Best known for her modern-instrument mastery of the Baroque repertoire, Angela Hewitt has been pressing forward of late. After beginning to set down the Beethoven sonatas in 2005, we now have a disc of Schumann's Sonata in F sharp minor and the B flat Humoreske, the programme following elements of a Schumann recital given by Hewitt at the Wigmore Hall last year.

Hewitt's Schumann certainly benefits from the pianist's general disposition to rein in her expressive palette, betraying a studied and sensitive understanding of the composer's brand of Romanticism, which consists less in a tendency to explore the raw edge of musical emotion than in a tight control of fragmentary gestures which point beyond themselves. Nonetheless, both Humoreske and Sonata are works full of variation and passion as well as measure and poise, and one was naturally eager to hear this less familiar side of Hewitt's musical personality.

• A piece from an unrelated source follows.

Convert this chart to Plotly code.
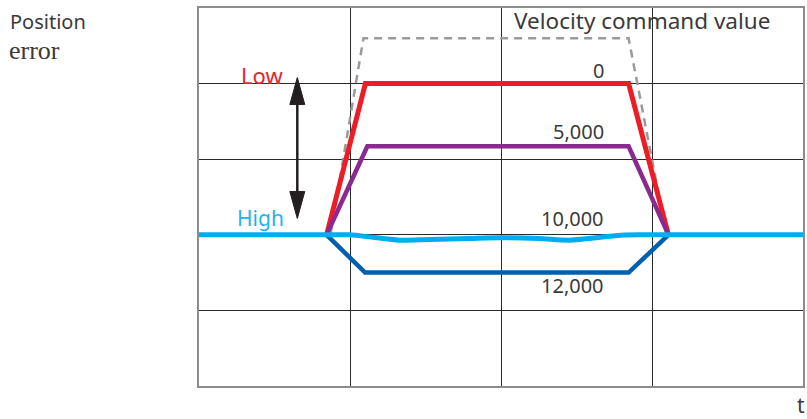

In contrast to her Beethoven recordings, Hewitt allows herself more freedom with the metre and sustaining pedals here, where both works come alive more in the accumulation of surface details than in their occasionally somewhat forced architecture. Predictably, the sonata's witty scherzo, with its range of different 'voices' – the work was signed by Schumann's critical alter-egos Florestan and Eusebius – is handled with a masterful lightness and fluidity of touch, the warm, soft-edged bass of Hewitt's Fazioli instrument (the same one as used in the Beethoven recordings) helping to keep the balance in good trim. But it is in the first movement that the virtues of Hewitt's "conversational" approach come to their most significant fruition, neither the extended lyricism of the slow introduction seeming overblown, nor the clipped gestures of the Allegro vivace lacking in direction.

Though somewhat less successful with the Humoresque, another irrepressibly "conversational" work, fans of Schumann's under-appreciated solo piano oeuvre will find much to enlighten them from an artist whose exploration of new territory is undertaken with great enthusiasm and seriousness.